# New Server



## potroastV2 (Sep 21, 2007)

Hey Guys,

Again I am sorry for the crappy service you guys have been getting due to our server. I have purchased the server and it should be setup by tonight, then it will take me 2-3 days to take all our data and make the transfer a couple notes on our new server are:

The board will be closed to posting while i transfer the files but that should only be for 2-3 hrs.

The New Server
[FONT=Verdana,sans-serif]Dual opteron 254 ( 2 processors 2 cores (one processor is faster then our current setup)) [/FONT]
[FONT=Verdana,sans-serif]2x 146gb 10k rpm scsi drives (mirrored)[/FONT]
[FONT=Verdana,sans-serif]4gb ram

The current system we have now:
1 single p4 with hyperthreading
2gb of ram
90gb diskspace

This should do us for a while now..... 
[/FONT]


----------



## RASCALONE (Sep 21, 2007)

glad to hear of this,and THANK YOU "ROLLITUP"


----------



## GoodFriend (Sep 21, 2007)

oooooooooooh, awwwwwwwwww


yay computers


----------



## fdd2blk (Sep 21, 2007)

sounds fast. thank you.


----------



## HoLE (Sep 21, 2007)

rollitup said:


> Hey Guys,
> 
> Again I am sorry for the crappy service you guys have been getting due to our server. I have purchased the server and it should be setup by tonight, then it will take me 2-3 days to take all our data and make the transfer a couple notes on our new server are:
> 
> ...


sorry to bother rollitup,,but have ya figured how I can donate without a credit card,,I wanna help who helped me

Keep on Growin

HoLE


----------



## FilthyFletch (Sep 21, 2007)

Can you post up a notice about 30 minutes before the boards will be going down to help prevent lobg posts being lost when it goes down before submitting thanks roll


----------



## potroastV2 (Sep 21, 2007)

FilthyFletch said:


> Can you post up a notice about 30 minutes before the boards will be going down to help prevent lobg posts being lost when it goes down before submitting thanks roll


Will do I will post a site wide announcement. You will see it in every forum.

Rollitup


----------



## potroastV2 (Sep 22, 2007)

New Server Up And Running!


----------



## fdd2blk (Sep 22, 2007)

Woot!! Woot!!


----------



## th3bigbad (Sep 22, 2007)

wohoo!!!! thanx man and congrads


----------



## HoLE (Sep 22, 2007)

congrats,,thank you,,and good job rollitup

Keep on Growin

HoLE


----------



## GoodFriend (Sep 22, 2007)

finally!

i saw it was down when i got home from work today


it made it a bit harder to relax... haha


thank you RIU!


----------



## potroastV2 (Sep 22, 2007)

We are still working a couple bugs out but from what I see just loading RIU on the server with 0 optimization it is 100x faster. Bugs should be worked out tommorow a bit tired doing all this it was a long day.


----------



## RASCALONE (Sep 22, 2007)

thankxs for taking the time out of your schedule,much apreciated,thanxs again!!!ad being on that time out was wrth it...rascal


----------



## potroastV2 (Sep 22, 2007)

If you find bugs or slow loading @ any point please let me know.


----------



## fdd2blk (Sep 22, 2007)

i just loaded a pic thru rollitup faster than i could reach in this bag and grab another cookie.
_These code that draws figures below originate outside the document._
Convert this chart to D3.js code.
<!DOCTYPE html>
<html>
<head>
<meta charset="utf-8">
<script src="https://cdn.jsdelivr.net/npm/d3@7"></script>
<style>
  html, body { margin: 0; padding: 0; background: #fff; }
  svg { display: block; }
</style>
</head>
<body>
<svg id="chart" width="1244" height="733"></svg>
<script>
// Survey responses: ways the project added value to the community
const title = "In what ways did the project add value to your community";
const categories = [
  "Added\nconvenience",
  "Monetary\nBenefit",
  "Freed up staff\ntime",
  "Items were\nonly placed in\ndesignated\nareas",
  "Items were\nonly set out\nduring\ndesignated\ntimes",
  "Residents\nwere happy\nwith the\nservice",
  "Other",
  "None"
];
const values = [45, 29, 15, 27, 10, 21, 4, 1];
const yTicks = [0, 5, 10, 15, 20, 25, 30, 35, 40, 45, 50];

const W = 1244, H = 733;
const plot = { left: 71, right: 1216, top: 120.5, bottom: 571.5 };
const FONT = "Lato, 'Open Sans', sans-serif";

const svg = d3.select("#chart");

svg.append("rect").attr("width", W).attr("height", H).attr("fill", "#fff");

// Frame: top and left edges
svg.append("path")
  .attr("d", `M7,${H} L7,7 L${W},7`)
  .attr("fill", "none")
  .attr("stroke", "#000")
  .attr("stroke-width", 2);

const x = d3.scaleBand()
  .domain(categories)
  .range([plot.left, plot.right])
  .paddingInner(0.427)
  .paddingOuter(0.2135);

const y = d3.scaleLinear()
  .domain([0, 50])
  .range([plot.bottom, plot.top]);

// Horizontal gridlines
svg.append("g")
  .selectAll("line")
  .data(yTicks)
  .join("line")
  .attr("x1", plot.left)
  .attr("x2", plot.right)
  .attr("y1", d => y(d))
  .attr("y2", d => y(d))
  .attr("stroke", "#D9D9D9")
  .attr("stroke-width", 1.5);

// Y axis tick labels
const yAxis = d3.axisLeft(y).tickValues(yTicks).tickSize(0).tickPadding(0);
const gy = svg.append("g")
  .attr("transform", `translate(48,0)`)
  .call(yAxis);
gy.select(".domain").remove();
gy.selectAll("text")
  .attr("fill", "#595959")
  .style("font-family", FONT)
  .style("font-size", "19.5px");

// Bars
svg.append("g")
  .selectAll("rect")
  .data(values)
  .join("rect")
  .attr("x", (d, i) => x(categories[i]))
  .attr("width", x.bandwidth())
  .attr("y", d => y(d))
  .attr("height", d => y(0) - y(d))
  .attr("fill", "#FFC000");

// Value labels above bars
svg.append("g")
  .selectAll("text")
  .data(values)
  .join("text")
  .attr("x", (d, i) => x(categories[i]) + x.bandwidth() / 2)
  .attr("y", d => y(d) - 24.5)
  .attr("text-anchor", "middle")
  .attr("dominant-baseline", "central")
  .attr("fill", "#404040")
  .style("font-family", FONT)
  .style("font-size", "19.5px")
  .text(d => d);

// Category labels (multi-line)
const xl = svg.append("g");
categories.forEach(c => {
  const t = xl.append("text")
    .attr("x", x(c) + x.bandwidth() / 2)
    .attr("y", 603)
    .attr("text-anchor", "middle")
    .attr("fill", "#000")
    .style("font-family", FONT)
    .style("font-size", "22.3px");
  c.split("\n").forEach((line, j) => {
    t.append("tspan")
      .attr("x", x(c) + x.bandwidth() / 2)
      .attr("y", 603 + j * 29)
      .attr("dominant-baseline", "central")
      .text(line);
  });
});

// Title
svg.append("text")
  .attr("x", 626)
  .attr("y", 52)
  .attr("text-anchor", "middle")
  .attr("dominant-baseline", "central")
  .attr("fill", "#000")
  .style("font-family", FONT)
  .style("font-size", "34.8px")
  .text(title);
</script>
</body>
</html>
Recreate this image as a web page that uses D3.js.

smokin'............thanks rolli.


----------



## Humboldt (Sep 22, 2007)

*Nice, much faster loading times, great job guys, keep up the good work maintaining these forums, lots of people would be lost without ROLLITUP!! *


*HOOAH!!*


----------



## RASCALONE (Sep 22, 2007)

yes,at times its me,lol
and we sure will RIU....


----------



## potroastV2 (Sep 23, 2007)

How is everything running for everyone ?


----------



## RASCALONE (Sep 23, 2007)

everything isrunning great,the only probs r on this end,lol....


----------



## abudsmoker (Sep 24, 2007)

this new server is responding to quickly, can you slow this monster down


----------



## fdd2blk (Sep 24, 2007)

i don't go to photobucket much anymore. my pics load just as fast here and you get to keep them.


----------



## VictorVIcious (Sep 24, 2007)

My search isn't working right. I searched new server, donations. Nothing. I tried pm's about it still nothing. VV


----------



## FilthyFletch (Sep 24, 2007)

Thanks for the server update runs nice and fast only had 1 stall waiting for a post to go through but an occasional hiccup is expected anywhere.Thanks again


----------



## Garden Knowm (Sep 25, 2007)

yummy new server is super yummy...


----------



## HoLE (Sep 25, 2007)

I made a 50 dollar challenge,,all rollitup has to do is tell me how to donate without a credit card,,and TheConstantGardener is willing to match,,just tell me how??

Keep on Growin

HoLE


----------



## VictorVIcious (Sep 25, 2007)

Been tryng to get that info for days now. VV


----------



## SmokerE (Sep 25, 2007)

It's like driving a moped then hopping on a hyabusa. Works hella nice riu.


----------



## fdd2blk (Sep 25, 2007)

where do i send the check?


----------



## SmokerE (Sep 25, 2007)

fdd2blk said:


> where do i send the check?


To me, i'll make sure he get's it.


----------



## Garden Knowm (Sep 25, 2007)

a challenge? what kind of challenge?

iloveyou


----------



## jesus3 (Sep 26, 2007)

nice!thanks rollitup for new server!pics uplouding much faster and all things work good.


----------



## HoLE (Sep 26, 2007)

Garden Knowm said:


> a challenge? what kind of challenge?
> 
> iloveyou


i told rollitup,,if he could figure a way to donate,,without a credit card,,that I would donate 50 bucks,,,and TheConstantGardener accepted,,why,,,ya up for it

Keep on Growin

HoLE


----------